Aim: Can you copy out the data exactly? Leave the images out.

>> start Data excerpt

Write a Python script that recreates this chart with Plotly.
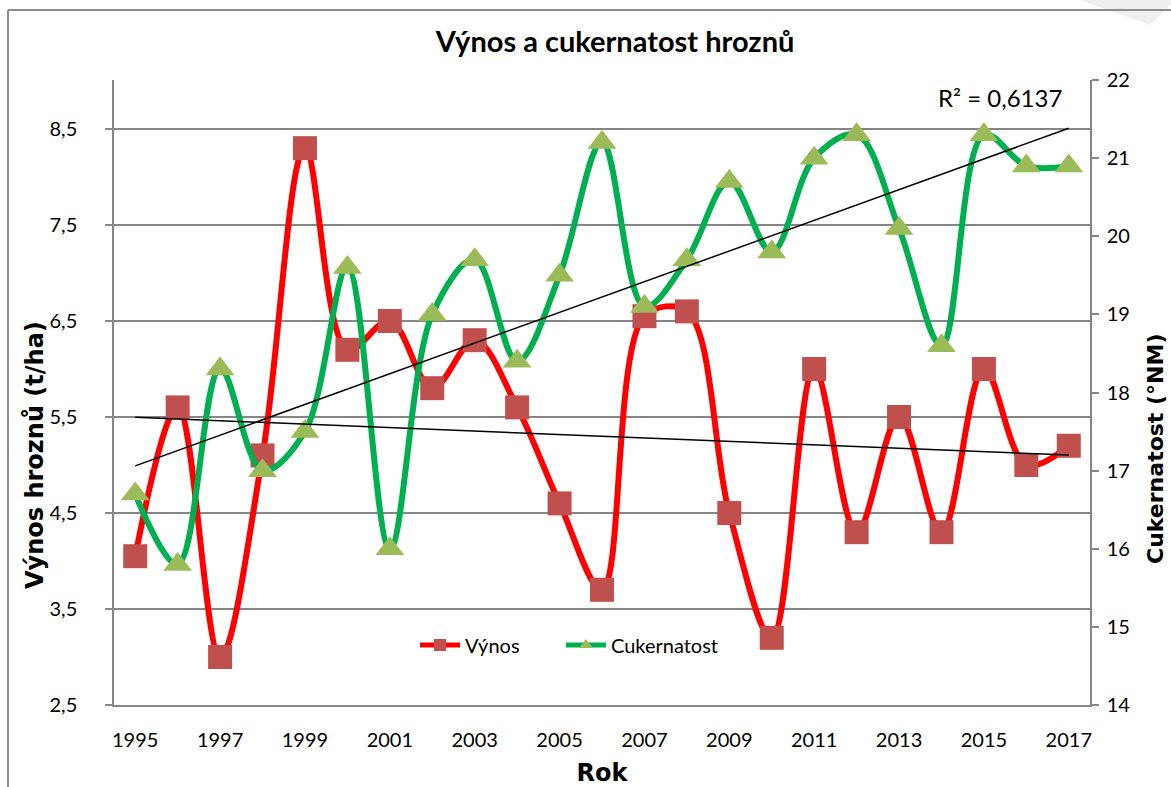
import numpy as np
import plotly.graph_objects as go

# ---- data ----
years = list(range(1995, 2018))
vynos = [4.05, 5.6, 3.0, 5.1, 8.3, 6.2, 6.5, 5.8, 6.3, 5.6, 4.6, 3.7,
         6.55, 6.6, 4.5, 3.2, 6.0, 4.3, 5.5, 4.3, 6.0, 5.0, 5.2]
cukernatost = [16.7, 15.8, 18.3, 17.0, 17.5, 19.6, 16.0, 19.0, 19.7, 18.4, 19.5, 21.2,
               19.1, 19.7, 20.7, 19.8, 21.0, 21.3, 20.1, 18.6, 21.3, 20.9, 20.9]
x_tick_vals = list(range(1995, 2018, 2))
x_tick_labels = [str(y) for y in x_tick_vals]
left_tick_vals = [2.5, 3.5, 4.5, 5.5, 6.5, 7.5, 8.5]
left_tick_labels = ["2,5", "3,5", "4,5", "5,5", "6,5", "7,5", "8,5"]
right_tick_vals = [14, 15, 16, 17, 18, 19, 20, 21, 22]
right_tick_labels = [str(v) for v in right_tick_vals]
r2_text = "R² = 0,6137"
title_text = "Výnos a cukernatost hroznů"
x_title = "Rok"
y_title = "Výnos hroznů (t/ha)"
y2_title = "Cukernatost (°NM)"

# linear trends (Excel-like linear trendlines)
yr = np.array(years, dtype=float)
pv = np.polyfit(yr, np.array(vynos), 1)
pc = np.polyfit(yr, np.array(cukernatost), 1)
trend_x = [years[0], years[-1]]
trend_v = [float(np.polyval(pv, x)) for x in trend_x]
trend_c = [float(np.polyval(pc, x)) for x in trend_x]

FONT = "Lato"
TFONT = "DejaVu Sans"
GREY = "#868686"

fig = go.Figure()
fig.add_trace(go.Scatter(
    x=years, y=vynos, name="Výnos", mode="lines+markers",
    line=dict(color="#FF0000", width=6, shape="spline", smoothing=1.0),
    marker=dict(symbol="square", size=24, color="#C0504D"),
    yaxis="y", legend="legend"))
fig.add_trace(go.Scatter(
    x=years, y=cukernatost, name="Cukernatost", mode="lines+markers",
    line=dict(color="#00B050", width=6, shape="spline", smoothing=1.0),
    marker=dict(symbol="triangle-up", size=25, color="#9BBB59"),
    yaxis="y2", legend="legend2"))
fig.add_trace(go.Scatter(
    x=trend_x, y=trend_c, mode="lines", showlegend=False, hoverinfo="skip",
    line=dict(color="black", width=1.5), yaxis="y2"))
fig.add_trace(go.Scatter(
    x=trend_x, y=trend_v, mode="lines", showlegend=False, hoverinfo="skip",
    line=dict(color="black", width=1.5), yaxis="y3"))

# plot area geometry (pixels)
L, R, T, B = 114, 81, 80, 82
W, H = 1171, 787
pw, ph = W - L - R, H - T - B

def px(xp):
    return (xp - L) / pw

def py(yp):
    return (H - B - yp) / ph

legend_style = dict(orientation="h", xanchor="left", yanchor="middle",
                    bgcolor="rgba(0,0,0,0)", font=dict(family=FONT, size=20),
                    itemwidth=40, itemsizing="constant", tracegroupgap=0)

fig.update_layout(
    width=W, height=H,
    margin=dict(l=L, r=R, t=T, b=B, autoexpand=False),
    paper_bgcolor="white", plot_bgcolor="white",
    font=dict(family=FONT, size=20, color="black"),
    title=dict(text=f"<b>{title_text}</b>", x=615 / W, xref="container",
               xanchor="center", y=1 - 42 / H, yref="container", yanchor="middle",
               font=dict(family=FONT, size=29, color="black")),
    xaxis=dict(range=[1994.5, 2017.5], tickvals=x_tick_vals, ticktext=x_tick_labels,
               showgrid=False, zeroline=False, showline=True, linecolor=GREY, linewidth=1.5,
               ticks="", ticklabelstandoff=16, tickfont=dict(size=20, family=FONT),
               title=dict(text=f"<b>{x_title}</b>", font=dict(family=TFONT, size=24),
                          standoff=16)),
    yaxis=dict(range=[2.5, 9.01], tickvals=left_tick_vals, ticktext=left_tick_labels,
               showgrid=True, gridcolor=GREY, gridwidth=1.5, zeroline=False,
               showline=True, linecolor=GREY, linewidth=1.5,
               ticks="outside", ticklen=7, tickcolor=GREY, tickwidth=1.5,
               ticklabelstandoff=24,
               tickfont=dict(size=20, family=FONT)),
    yaxis2=dict(range=[14, 22], tickvals=right_tick_vals, ticktext=right_tick_labels,
                overlaying="y", side="right", showgrid=False, zeroline=False,
                showline=True, linecolor=GREY, linewidth=1.5,
                ticks="outside", ticklen=7, tickcolor=GREY, tickwidth=1.5,
                ticklabelstandoff=4,
                tickfont=dict(size=20, family=FONT)),
    yaxis3=dict(range=[2.5, 9.01], overlaying="y", visible=False),
    legend=dict(x=px(415), y=py(645), **legend_style),
    legend2=dict(x=px(561), y=py(645), **legend_style),
    showlegend=True,
    annotations=[
        dict(text=r2_text, xref="paper", yref="paper", x=px(1064), y=py(97),
             xanchor="right", yanchor="middle", showarrow=False,
             font=dict(family=FONT, size=24, color="black")),
        dict(text=f"<b>{y_title}</b>", xref="paper", yref="paper", x=px(35), y=py(455),
             xanchor="center", yanchor="middle", textangle=-90, showarrow=False,
             font=dict(family=TFONT, size=24, color="black")),
        dict(text=f"<b>{y2_title}</b>", xref="paper", yref="paper", x=px(1155), y=py(449),
             xanchor="center", yanchor="middle", textangle=-90, showarrow=False,
             font=dict(family=TFONT, size=22, color="black")),
    ],
    shapes=[
        dict(type="path", xref="paper", yref="paper",
             path=f"M {px(1080)},{py(0)} L {px(1171)},{py(0)} L {px(1171)},{py(4)} "
                  f"L {px(1150)},{py(25)} Z",
             fillcolor="#EFEFEF", line=dict(width=0), layer="below"),
        dict(type="line", xref="paper", yref="paper", x0=px(8), x1=px(8), y0=py(10), y1=py(800),
             line=dict(color="#8C8C8C", width=2)),
        dict(type="line", xref="paper", yref="paper", x0=px(8), x1=px(1180), y0=py(10), y1=py(10),
             line=dict(color="#8C8C8C", width=2)),
    ],
)

fig.write_html("out.html", config={"displayModeBar": False},
               post_script="document.body.style.margin='0';document.body.style.overflow='hidden';")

>> end Data excerpt

Completed task:
Write a Python script that recreates this chart with Plotly.
import numpy as np
import plotly.graph_objects as go

# ---- data ----
years = list(range(1995, 2018))
vynos = [4.05, 5.6, 3.0, 5.1, 8.3, 6.2, 6.5, 5.8, 6.3, 5.6, 4.6, 3.7,
         6.55, 6.6, 4.5, 3.2, 6.0, 4.3, 5.5, 4.3, 6.0, 5.0, 5.2]
cukernatost = [16.7, 15.8, 18.3, 17.0, 17.5, 19.6, 16.0, 19.0, 19.7, 18.4, 19.5, 21.2,
               19.1, 19.7, 20.7, 19.8, 21.0, 21.3, 20.1, 18.6, 21.3, 20.9, 20.9]
x_tick_vals = list(range(1995, 2018, 2))
x_tick_labels = [str(y) for y in x_tick_vals]
left_tick_vals = [2.5, 3.5, 4.5, 5.5, 6.5, 7.5, 8.5]
left_tick_labels = ["2,5", "3,5", "4,5", "5,5", "6,5", "7,5", "8,5"]
right_tick_vals = [14, 15, 16, 17, 18, 19, 20, 21, 22]
right_tick_labels = [str(v) for v in right_tick_vals]
r2_text = "R² = 0,6137"
title_text = "Výnos a cukernatost hroznů"
x_title = "Rok"
y_title = "Výnos hroznů (t/ha)"
y2_title = "Cukernatost (°NM)"

# linear trends (Excel-like linear trendlines)
yr = np.array(years, dtype=float)
pv = np.polyfit(yr, np.array(vynos), 1)
pc = np.polyfit(yr, np.array(cukernatost), 1)
trend_x = [years[0], years[-1]]
trend_v = [float(np.polyval(pv, x)) for x in trend_x]
trend_c = [float(np.polyval(pc, x)) for x in trend_x]

FONT = "Lato"
TFONT = "DejaVu Sans"
GREY = "#868686"

fig = go.Figure()
fig.add_trace(go.Scatter(
    x=years, y=vynos, name="Výnos", mode="lines+markers",
    line=dict(color="#FF0000", width=6, shape="spline", smoothing=1.0),
    marker=dict(symbol="square", size=24, color="#C0504D"),
    yaxis="y", legend="legend"))
fig.add_trace(go.Scatter(
    x=years, y=cukernatost, name="Cukernatost", mode="lines+markers",
    line=dict(color="#00B050", width=6, shape="spline", smoothing=1.0),
    marker=dict(symbol="triangle-up", size=25, color="#9BBB59"),
    yaxis="y2", legend="legend2"))
fig.add_trace(go.Scatter(
    x=trend_x, y=trend_c, mode="lines", showlegend=False, hoverinfo="skip",
    line=dict(color="black", width=1.5), yaxis="y2"))
fig.add_trace(go.Scatter(
    x=trend_x, y=trend_v, mode="lines", showlegend=False, hoverinfo="skip",
    line=dict(color="black", width=1.5), yaxis="y3"))

# plot area geometry (pixels)
L, R, T, B = 114, 81, 80, 82
W, H = 1171, 787
pw, ph = W - L - R, H - T - B

def px(xp):
    return (xp - L) / pw

def py(yp):
    return (H - B - yp) / ph

legend_style = dict(orientation="h", xanchor="left", yanchor="middle",
                    bgcolor="rgba(0,0,0,0)", font=dict(family=FONT, size=20),
                    itemwidth=40, itemsizing="constant", tracegroupgap=0)

fig.update_layout(
    width=W, height=H,
    margin=dict(l=L, r=R, t=T, b=B, autoexpand=False),
    paper_bgcolor="white", plot_bgcolor="white",
    font=dict(family=FONT, size=20, color="black"),
    title=dict(text=f"<b>{title_text}</b>", x=615 / W, xref="container",
               xanchor="center", y=1 - 42 / H, yref="container", yanchor="middle",
               font=dict(family=FONT, size=29, color="black")),
    xaxis=dict(range=[1994.5, 2017.5], tickvals=x_tick_vals, ticktext=x_tick_labels,
               showgrid=False, zeroline=False, showline=True, linecolor=GREY, linewidth=1.5,
               ticks="", ticklabelstandoff=16, tickfont=dict(size=20, family=FONT),
               title=dict(text=f"<b>{x_title}</b>", font=dict(family=TFONT, size=24),
                          standoff=16)),
    yaxis=dict(range=[2.5, 9.01], tickvals=left_tick_vals, ticktext=left_tick_labels,
               showgrid=True, gridcolor=GREY, gridwidth=1.5, zeroline=False,
               showline=True, linecolor=GREY, linewidth=1.5,
               ticks="outside", ticklen=7, tickcolor=GREY, tickwidth=1.5,
               ticklabelstandoff=24,
               tickfont=dict(size=20, family=FONT)),
    yaxis2=dict(range=[14, 22], tickvals=right_tick_vals, ticktext=right_tick_labels,
                overlaying="y", side="right", showgrid=False, zeroline=False,
                showline=True, linecolor=GREY, linewidth=1.5,
                ticks="outside", ticklen=7, tickcolor=GREY, tickwidth=1.5,
                ticklabelstandoff=4,
                tickfont=dict(size=20, family=FONT)),
    yaxis3=dict(range=[2.5, 9.01], overlaying="y", visible=False),
    legend=dict(x=px(415), y=py(645), **legend_style),
    legend2=dict(x=px(561), y=py(645), **legend_style),
    showlegend=True,
    annotations=[
        dict(text=r2_text, xref="paper", yref="paper", x=px(1064), y=py(97),
             xanchor="right", yanchor="middle", showarrow=False,
             font=dict(family=FONT, size=24, color="black")),
        dict(text=f"<b>{y_title}</b>", xref="paper", yref="paper", x=px(35), y=py(455),
             xanchor="center", yanchor="middle", textangle=-90, showarrow=False,
             font=dict(family=TFONT, size=24, color="black")),
        dict(text=f"<b>{y2_title}</b>", xref="paper", yref="paper", x=px(1155), y=py(449),
             xanchor="center", yanchor="middle", textangle=-90, showarrow=False,
             font=dict(family=TFONT, size=22, color="black")),
    ],
    shapes=[
        dict(type="path", xref="paper", yref="paper",
             path=f"M {px(1080)},{py(0)} L {px(1171)},{py(0)} L {px(1171)},{py(4)} "
                  f"L {px(1150)},{py(25)} Z",
             fillcolor="#EFEFEF", line=dict(width=0), layer="below"),
        dict(type="line", xref="paper", yref="paper", x0=px(8), x1=px(8), y0=py(10), y1=py(800),
             line=dict(color="#8C8C8C", width=2)),
        dict(type="line", xref="paper", yref="paper", x0=px(8), x1=px(1180), y0=py(10), y1=py(10),
             line=dict(color="#8C8C8C", width=2)),
    ],
)

fig.write_html("out.html", config={"displayModeBar": False},
               post_script="document.body.style.margin='0';document.body.style.overflow='hidden';")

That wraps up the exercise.